(Directions for this task) Retype nothing but the lines from the start of the material up to and including the line with "ax.tick_params(axis='x', pad=13)". Pictures don't belong in the copy.

⟨

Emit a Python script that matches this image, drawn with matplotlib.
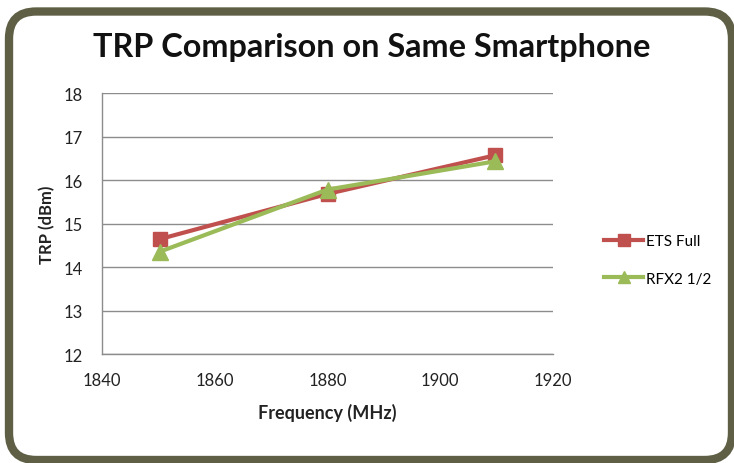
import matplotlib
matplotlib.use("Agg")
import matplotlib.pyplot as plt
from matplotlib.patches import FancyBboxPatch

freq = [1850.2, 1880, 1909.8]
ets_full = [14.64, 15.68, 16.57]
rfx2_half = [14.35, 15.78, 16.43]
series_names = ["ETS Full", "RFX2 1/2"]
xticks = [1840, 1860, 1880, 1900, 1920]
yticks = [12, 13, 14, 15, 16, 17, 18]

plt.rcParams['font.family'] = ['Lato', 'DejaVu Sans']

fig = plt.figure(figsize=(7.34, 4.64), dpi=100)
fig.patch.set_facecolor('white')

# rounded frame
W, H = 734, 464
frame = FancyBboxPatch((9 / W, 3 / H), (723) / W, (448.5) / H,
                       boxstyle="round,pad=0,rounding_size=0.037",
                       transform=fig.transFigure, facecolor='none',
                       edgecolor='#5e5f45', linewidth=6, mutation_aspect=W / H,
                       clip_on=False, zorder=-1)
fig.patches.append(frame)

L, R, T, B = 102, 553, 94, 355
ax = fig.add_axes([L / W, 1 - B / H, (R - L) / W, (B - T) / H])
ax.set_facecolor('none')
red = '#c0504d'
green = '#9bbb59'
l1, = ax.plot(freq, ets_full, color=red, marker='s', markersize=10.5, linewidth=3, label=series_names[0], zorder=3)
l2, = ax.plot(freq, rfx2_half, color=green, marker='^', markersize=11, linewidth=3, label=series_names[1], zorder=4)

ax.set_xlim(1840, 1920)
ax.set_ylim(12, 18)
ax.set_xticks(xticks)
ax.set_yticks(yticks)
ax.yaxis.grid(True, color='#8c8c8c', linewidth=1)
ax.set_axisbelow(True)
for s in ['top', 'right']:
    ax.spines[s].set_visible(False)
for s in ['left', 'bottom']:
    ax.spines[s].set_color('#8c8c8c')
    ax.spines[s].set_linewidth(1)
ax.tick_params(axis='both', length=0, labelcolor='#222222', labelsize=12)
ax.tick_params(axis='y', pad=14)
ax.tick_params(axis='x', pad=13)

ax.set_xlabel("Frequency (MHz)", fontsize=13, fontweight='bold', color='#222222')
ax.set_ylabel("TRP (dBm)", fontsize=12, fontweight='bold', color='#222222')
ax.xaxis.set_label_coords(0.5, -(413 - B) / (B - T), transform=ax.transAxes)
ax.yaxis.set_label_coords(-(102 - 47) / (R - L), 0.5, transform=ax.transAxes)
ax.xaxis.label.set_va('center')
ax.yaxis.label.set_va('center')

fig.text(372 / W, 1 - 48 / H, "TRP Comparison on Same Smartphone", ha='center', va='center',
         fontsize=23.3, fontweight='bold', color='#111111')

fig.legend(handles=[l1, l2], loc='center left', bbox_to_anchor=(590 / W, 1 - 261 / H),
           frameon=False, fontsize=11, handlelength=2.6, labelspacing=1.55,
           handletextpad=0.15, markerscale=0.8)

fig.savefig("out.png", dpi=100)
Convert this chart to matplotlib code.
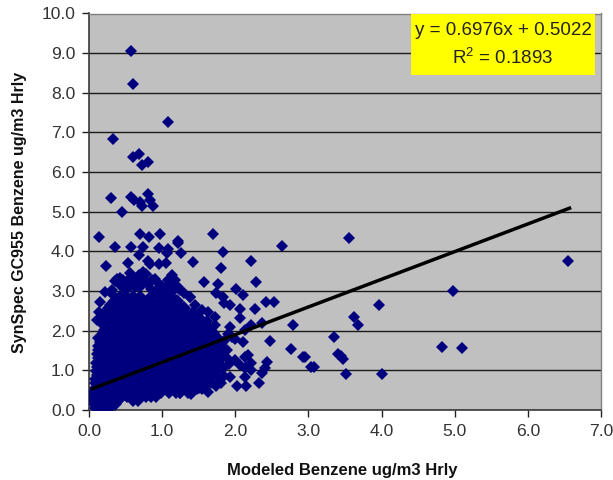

⟩

(Completed exercise)
Emit a Python script that matches this image, drawn with matplotlib.
import matplotlib
matplotlib.use("Agg")
import matplotlib.pyplot as plt
from matplotlib.patches import FancyBboxPatch

freq = [1850.2, 1880, 1909.8]
ets_full = [14.64, 15.68, 16.57]
rfx2_half = [14.35, 15.78, 16.43]
series_names = ["ETS Full", "RFX2 1/2"]
xticks = [1840, 1860, 1880, 1900, 1920]
yticks = [12, 13, 14, 15, 16, 17, 18]

plt.rcParams['font.family'] = ['Lato', 'DejaVu Sans']

fig = plt.figure(figsize=(7.34, 4.64), dpi=100)
fig.patch.set_facecolor('white')

# rounded frame
W, H = 734, 464
frame = FancyBboxPatch((9 / W, 3 / H), (723) / W, (448.5) / H,
                       boxstyle="round,pad=0,rounding_size=0.037",
                       transform=fig.transFigure, facecolor='none',
                       edgecolor='#5e5f45', linewidth=6, mutation_aspect=W / H,
                       clip_on=False, zorder=-1)
fig.patches.append(frame)

L, R, T, B = 102, 553, 94, 355
ax = fig.add_axes([L / W, 1 - B / H, (R - L) / W, (B - T) / H])
ax.set_facecolor('none')
red = '#c0504d'
green = '#9bbb59'
l1, = ax.plot(freq, ets_full, color=red, marker='s', markersize=10.5, linewidth=3, label=series_names[0], zorder=3)
l2, = ax.plot(freq, rfx2_half, color=green, marker='^', markersize=11, linewidth=3, label=series_names[1], zorder=4)

ax.set_xlim(1840, 1920)
ax.set_ylim(12, 18)
ax.set_xticks(xticks)
ax.set_yticks(yticks)
ax.yaxis.grid(True, color='#8c8c8c', linewidth=1)
ax.set_axisbelow(True)
for s in ['top', 'right']:
    ax.spines[s].set_visible(False)
for s in ['left', 'bottom']:
    ax.spines[s].set_color('#8c8c8c')
    ax.spines[s].set_linewidth(1)
ax.tick_params(axis='both', length=0, labelcolor='#222222', labelsize=12)
ax.tick_params(axis='y', pad=14)
ax.tick_params(axis='x', pad=13)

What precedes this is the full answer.